Josie McCafferty with his rebuilt former family cottage in the background Photos: Gerard McHugh Photography
Transforming your childhood memories into bricks and mortar could be challenging - maybe near impossible - but a Ballybofey man's practical approach proves it can be done.
Josie McCafferty has taken his family homestead, a two-room cottage, from its original setting in the townland of Knock, Ballybofey and moved it a mile or so up the road and rebuilt it in his back yard at Correfin.
He used his experience in the building industry and enthusiasm for stone masonry to make it happen.
Josie discovered the house was about to be demolished so he decided to dismantle it and take it home.
Josie in the old family cottage recalling good times from years gone by
The McCafferty family, his mother Mary, late father Attie along with brothers John, Tony, Paul, Michael and Desmond last lived in it from the late 1950s to the early 1970s.
They enjoyed life there despite no water or electricity at the start. It lay derelict after the family grew up and they all went their separate ways.
"The man who owned the land was going to knock it down to widen a lane,” Josie said. “That was back in 2009. I thought it would be nice to retain all those great memories of growing up by taking the cottage apart, stone by stone, and rebuilding it in my back yard so the new owner agreed and told me to work away."
Josie says there was no formula involved. He just took the house apart, took it a mile up the road using a tractor and trailer and rebuild it. He finished the work in 2011.
"When we were living in it the walls were plastered but I decided to keep the stone look as that's the way it probably was when it was first built,” he said. “ I kept the stone on the outside too. The walls are two feet thick, indeed three feet in some places.
“Back in the day there would have taken a skilled stone mason to put a cottage like this together. It was also covered with lime mortar plaster and whitewashed."
Josie said he had a reasonable idea of the dimensions involved so just worked on the rebuild from memory.
"I remember we moved into the cottage when I was only two. It had an open hearth before we got a range and we had stone floors. It also had a tin roof back then so I decided to keep that part the same too. It was probably thatched in the olden days. It was a safe and warm house with many happy memories in it."
Josie believes the cottage (above) goes back around 200 years and understands from research that families by the names of McCosker, Gallen, Sharkey and McShane lived there.
"We were the last to live there so I wanted to preserve it. It was nostalgia on my part but I also felt there's a lot of history in small cottages like this and once they are demolished that piece of history leaves the townland forever. Many buildings full of history are disappearing from the locality which is a pity because they are part of who we are."
Josie says they now use the house for occasional family get-togethers as the cottage has no electricity or running water.
"The rest of the family didn't know what I was doing until I had it finished but they are all impressed to see their old home intact again. Mum only lives down the road and she loves it."
He is now hoping that more research might shed some light on the cottage itself. He has attempted to find out about the previous owners and is intrigued to discover where the stones to build it came from.

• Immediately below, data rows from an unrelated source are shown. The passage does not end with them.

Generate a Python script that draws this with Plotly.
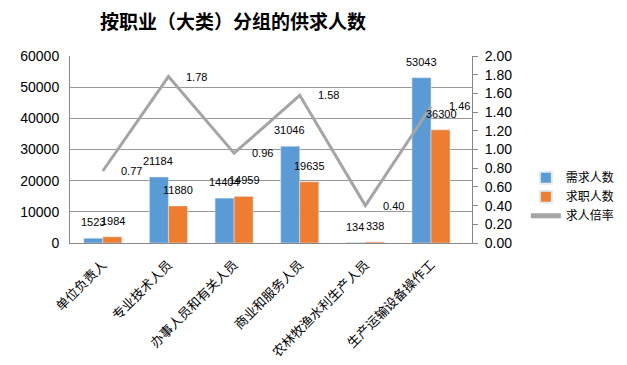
import plotly.graph_objects as go

categories = ["单位负责人", "专业技术人员", "办事人员和有关人员", "商业和服务人员", "农林牧渔水利生产人员", "生产运输设备操作工"]
demand = [1523, 21184, 14404, 31046, 134, 53043]
supply = [1984, 11880, 14959, 19635, 338, 36300]
ratio = [0.77, 1.78, 0.96, 1.58, 0.40, 1.46]

FONT = "Liberation Sans, Noto Sans CJK SC, sans-serif"
CJK = "Noto Sans CJK SC, sans-serif"
BLUE = "#5B9BD5"
ORANGE = "#ED7D31"
GRAY = "#A5A5A5"

fig = go.Figure()
fig.add_trace(go.Bar(x=categories, y=demand, name="需求人数", marker_color=BLUE, yaxis="y"))
fig.add_trace(go.Bar(x=categories, y=supply, name="求职人数", marker_color=ORANGE, yaxis="y"))
fig.add_trace(go.Scatter(x=categories, y=ratio, name="求人倍率", mode="lines",
                         line=dict(color=GRAY, width=3), yaxis="y2"))

annotations = []
for c, d, s, r in zip(categories, demand, supply, ratio):
    annotations.append(dict(x=c, y=d, xref="x", yref="y", text=str(d), showarrow=False,
                            xshift=-10, yshift=16, font=dict(family=FONT, size=11, color="#000")))
    annotations.append(dict(x=c, y=s, xref="x", yref="y", text=str(s), showarrow=False,
                            xshift=10, yshift=16, font=dict(family=FONT, size=11, color="#000")))
    annotations.append(dict(x=c, y=r, xref="x", yref="y2", text=f"{r:.2f}", showarrow=False,
                            xanchor="left", xshift=16, font=dict(family=FONT, size=11, color="#000")))

fig.update_layout(
    width=627, height=365,
    margin=dict(l=54, r=163, t=48, b=130),
    paper_bgcolor="white", plot_bgcolor="white",
    title=dict(text="<b>按职业（大类）分组的供求人数</b>", x=225 / 627, xanchor="center",
               y=1 - 14 / 365, yanchor="middle", font=dict(family=CJK, size=19, color="#000")),
    barmode="group", bargap=0.42, bargroupgap=0,
    font=dict(family=FONT, color="#000"),
    xaxis=dict(tickangle=-45, tickfont=dict(family=CJK, size=13, color="#000"),
               showline=True, linecolor="#888", linewidth=1, ticks="", ticklabelstandoff=8),
    yaxis=dict(range=[0, 60000], dtick=10000, tickformat="d", showgrid=True, gridcolor="#999",
               showline=True, linecolor="#888", linewidth=1, zeroline=False,
               tickfont=dict(family=FONT, size=14, color="#000"), ticks="", ticklabelstandoff=7),
    yaxis2=dict(range=[0, 2], dtick=0.2, tickformat=".2f", overlaying="y", side="right",
                showgrid=False, showline=True, linecolor="#888", linewidth=1, zeroline=False,
                ticks="outside", ticklen=5, tickcolor="#888", ticklabelstandoff=4,
                tickfont=dict(family=FONT, size=14, color="#000")),
    legend=dict(x=1.134, xanchor="left", y=0.427, yanchor="top", font=dict(family=CJK, size=12),
                bgcolor="rgba(0,0,0,0)", tracegroupgap=0, itemsizing="constant"),
    annotations=annotations,
)

fig.write_html("out.html")
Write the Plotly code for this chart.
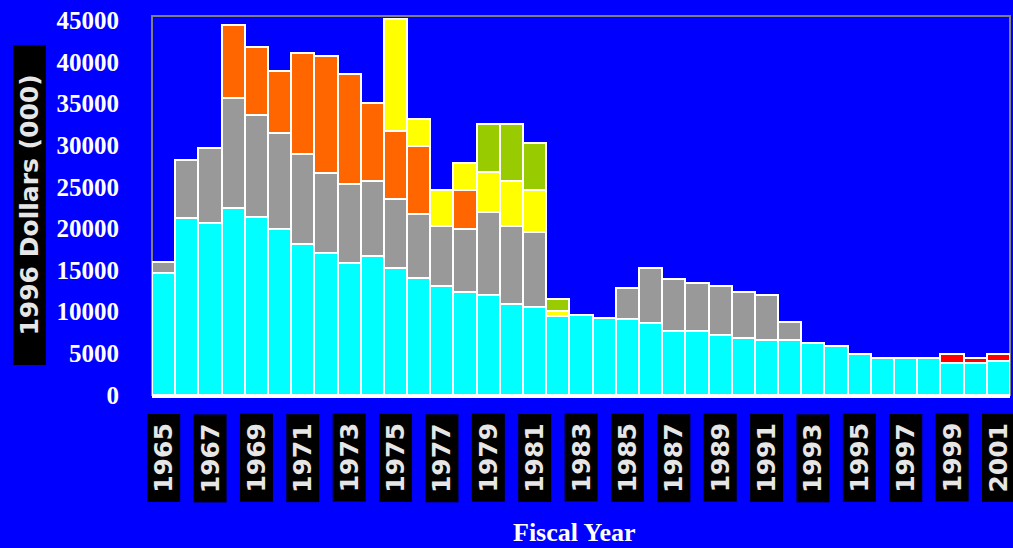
import plotly.graph_objects as go

years = list(range(1965, 2002))
cyan_vals = [14.6, 21.3, 20.6, 22.4, 21.4, 19.9, 18.1, 17.0, 15.9, 16.7, 15.2, 14.1, 13.1, 12.4,
             12.0, 10.9, 10.6, 9.5, 9.6, 9.2, 9.1, 8.7, 7.7, 7.7, 7.2, 6.8, 6.6, 6.6, 6.3, 5.9,
             4.9, 4.5, 4.5, 4.5, 3.8, 3.8, 4.1]
gray_vals = [1.4, 6.9, 9.0, 13.3, 12.2, 11.5, 10.8, 9.7, 9.4, 9.0, 8.3, 7.6, 7.2, 7.5,
             10.0, 9.4, 9.0, 0, 0, 0, 3.7, 6.6, 6.2, 5.8, 5.9, 5.6, 5.4, 2.2, 0, 0,
             0, 0, 0, 0, 0, 0, 0]
red_vals = [0] * 34 + [1.1, 0.7, 0.8]
orange_vals = [0, 0, 0, 8.7, 8.2, 7.5, 12.2, 14.0, 13.2, 9.3, 8.2, 8.2, 0, 4.7,
               0, 0, 0, 0, 0, 0, 0, 0, 0, 0, 0, 0, 0, 0, 0, 0,
               0, 0, 0, 0, 0, 0, 0]
yellow_vals = [0, 0, 0, 0, 0, 0, 0, 0, 0, 0, 13.4, 3.2, 4.3, 3.2,
               4.8, 5.4, 5.0, 0.6, 0, 0, 0, 0, 0, 0, 0, 0, 0, 0, 0, 0,
               0, 0, 0, 0, 0, 0, 0]
green_vals = [0] * 14 + [5.7, 6.8, 5.7, 1.4] + [0] * 19

series = [
    ("Cyan", cyan_vals, "#00FFFF"),
    ("Gray", gray_vals, "#999999"),
    ("Red", red_vals, "#FF0000"),
    ("Orange", orange_vals, "#FF6600"),
    ("Yellow", yellow_vals, "#FFFF00"),
    ("Green", green_vals, "#99CC00"),
]

y_ticks = [0, 5000, 10000, 15000, 20000, 25000, 30000, 35000, 40000, 45000]
x_labels = [y for y in years if y % 2 == 1]

fig = go.Figure()
for name, vals, color in series:
    fig.add_trace(go.Bar(
        x=years, y=[v * 1000 for v in vals], name=name,
        marker=dict(color=color, line=dict(color="white", width=2)),
        showlegend=False,
    ))

annotations = []
for yr in x_labels:
    annotations.append(dict(
        x=yr, xref="x", y=-0.166, yref="paper", text=str(yr), showarrow=False,
        textangle=-90, bgcolor="black", width=85, height=30,
        font=dict(family="DejaVu Sans", size=25, color="#e6e6e6", weight="bold"),
        xanchor="center", yanchor="middle",
    ))
annotations.append(dict(
    x=-0.1434, xref="paper", y=0.5026, yref="paper", text="1996 Dollars (000)",
    showarrow=False, textangle=-90, bgcolor="black", width=317, height=30,
    font=dict(family="DejaVu Sans", size=25, color="#e6e6e6", weight="bold"),
    xanchor="center", yanchor="middle",
))
annotations.append(dict(
    x=0.493, xref="paper", y=-0.364, yref="paper", text="Fiscal Year", showarrow=False,
    font=dict(family="Liberation Serif", size=26, color="white", weight="bold"),
    xanchor="center", yanchor="middle",
))

fig.update_layout(
    barmode="stack", bargap=0,
    width=1013, height=548,
    margin=dict(l=152, r=3, t=16, b=153),
    paper_bgcolor="#0000FF", plot_bgcolor="#0000FF",
    annotations=annotations,
    shapes=[dict(type="rect", xref="paper", yref="paper", x0=0, x1=1, y0=0, y1=1,
                 line=dict(color="#808080", width=2), layer="below")],
)
fig.update_xaxes(range=[1964.5, 2001.5], showticklabels=False, showgrid=False,
                 zeroline=False, showline=True, linecolor="white", linewidth=3, ticks="")
fig.update_yaxes(range=[0, 45500], tickvals=y_ticks, ticktext=[str(v) for v in y_ticks],
                 showgrid=False, zeroline=False, ticks="", ticklabelstandoff=32,
                 tickfont=dict(family="Liberation Serif", size=25, color="white", weight="bold"))

fig.write_html("out.html")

"No one seems to know. The towns of Ballybofey and Stranorlar and all the boundary walls around the towns are built with stone but I don't know where it came from as I don't think there are too many quarries in this area. I can't see horses and carts taking all the stone around the place."
Josie at the half door which was common in most cottages around this time
He is hoping someone who reads this story will be able to enlighten him.
Josie also believes a new initiative by the Ballybofey, Stranorlar and District Historical Society asking locals to take photographs of their old homesteads could prove an invaluable resource for the future.
The society is hoping to organise an exhibition of these old buildings in September or October to help not only preserve these memories but illustrate how people lived, worked and played in this area in the past. Your photos and stories can be e-mailed to bsadhs@gmail.com
If you are unable to do this contact a member of the society and they will get your story told.
In the meantime Josie is quite content with a job well done and a world of great memories in his back yard.